Combine the concerns of a Harvard Law grad with the tech savvy of MIT and what do you get?
Legal documents, such as contracts or deeds, are notoriously difficult for nonlawyers to understand. A new study from MIT cognitive scientists has determined just why these documents are often so impenetrable.
After analyzing thousands of legal contracts and comparing them to other types of texts, the researchers found that lawyers have a habit of frequently inserting long definitions in the middle of sentences. Linguists have previously demonstrated that this type of structure, known as “center-embedding,” makes text much more difficult to understand.
And that’s not all.
While center-embedding had the most significant effect on comprehension difficulty, the MIT study found that the use of unnecessary jargon also contributes.
And there is likely no lawyer or judge who would dispute any of this. But then, so what?
“Making legal language more straightforward would help people understand their rights and obligations better, and therefore be less susceptible to being unnecessarily punished or not being able to benefit from their entitled rights,” says Eric Martinez, a recent law school graduate and licensed attorney who is now a graduate student in brain and cognitive sciences at MIT.
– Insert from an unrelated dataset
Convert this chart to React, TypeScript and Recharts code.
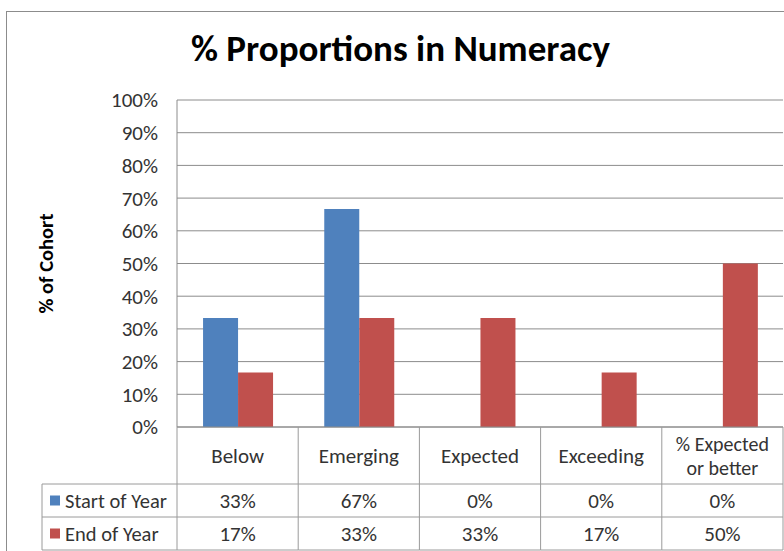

Martinez’s point, that non-lawyers can’t understand legal writing seems too obvious to require discussion, but then, legal writing isn’t intended for the benefit of non-lawyers. Granted, it means that people can’t discern what benefits they get and what detriments they give, which means that in a great many instances, people lack the capacity to enter into contracts or consent to terms and conditions because they cannot “knowingly, voluntarily and intelligently” do so. If you can’t understand what you’re signing, then you can’t agree to it.
But legal writing was never intended to inform people as to their rights, whether those they enjoy or those they’re giving away. Rather, it’s meant for the court that will subsequently rule upon those rights should a dispute arise. It’s intended to cover contingencies, and crafted for the specific purpose of leaving as little to doubt as possible. Center-embedding is a linguistic nightmare, but a legal necessity if you want to win in court. How else can you point at the center-embedded definition and exclaim in your best stentorian voice, “See judge! See! It says so right there!!!”
Martinez is following in the shoes of Bryan Garner, who has long argued that legal writing should reject its formalities, its jargon, its reliance on traditional phrases, in favor of normal language that’s easily understood. The problem is that we have centuries of caselaw holding that certain phrases have definite meanings, such as “time of the essence.”
It’s use is clear to every lawyer and judge, even if it’s a peculiar phrase at best. If what you’re trying to accomplish is avail yourself of the concept, then these are the words you use, whether they’re formalistic jargon or not. If you fail to do so, not only will you walk into court with a lousy legal position, but you’ve needlessly undercut your client’s interest as the judge asks, “if you meant ‘time of the essence,’ why didn’t you say ‘time of the essence’?”
Eschewing these centuries of caselaw providing clear and definitive meaning to awkward or incomprehensible legal jargon not only puts your case, and hence your client, at risk, but would turn litigation into a never-ending battle of reinventing the wheel. We know what a well-worn, trite, traditional phrase means, even if it’s incoherent to non-lawyers. By trying to rephrase it in a way that makes it more comprehensible to non-lawyers, we expose the phrase to being interpreted in ways that were never intended. Maybe we win. Maybe not. Does your client really want to take that chance when there is no reason to do so, other than to avoid using legal jargon?
But why, you ask, can’t we do both? What about a paragraph of legal jargon followed by a “plain English” explanation of what it means? To lawyers, this create the potential, if not the likelihood, of ambiguity. The legal paragraph might say one thing, but that could be altered, modified or contradicted by the plain English explanation, which would likely be held to be the language upon which the non-lawyer relied when entering into the agreement. A rule of interpretation is that ambiguity in a writing is construed against the drafter, since it’s the drafter who had the ability to make the words sufficiently clear to eliminate the ambiguity.
The appeal of efforts such as those offered by Martinez with the analytical juice of MIT is obvious. Who doesn’t want legal writing to be far more comprehensible so that we know what we’re getting into? Who doesn’t want to be able to read a contract and, without having to pay for a lawyer to explain it to you, understand the words? Everybody does.
But at the same time, who wants to lose in court when a dispute arises and the judge is left to figure out what, exactly, some plain language means when there was well-defined language available that would have left no doubt as to who wins and loses? Nobody.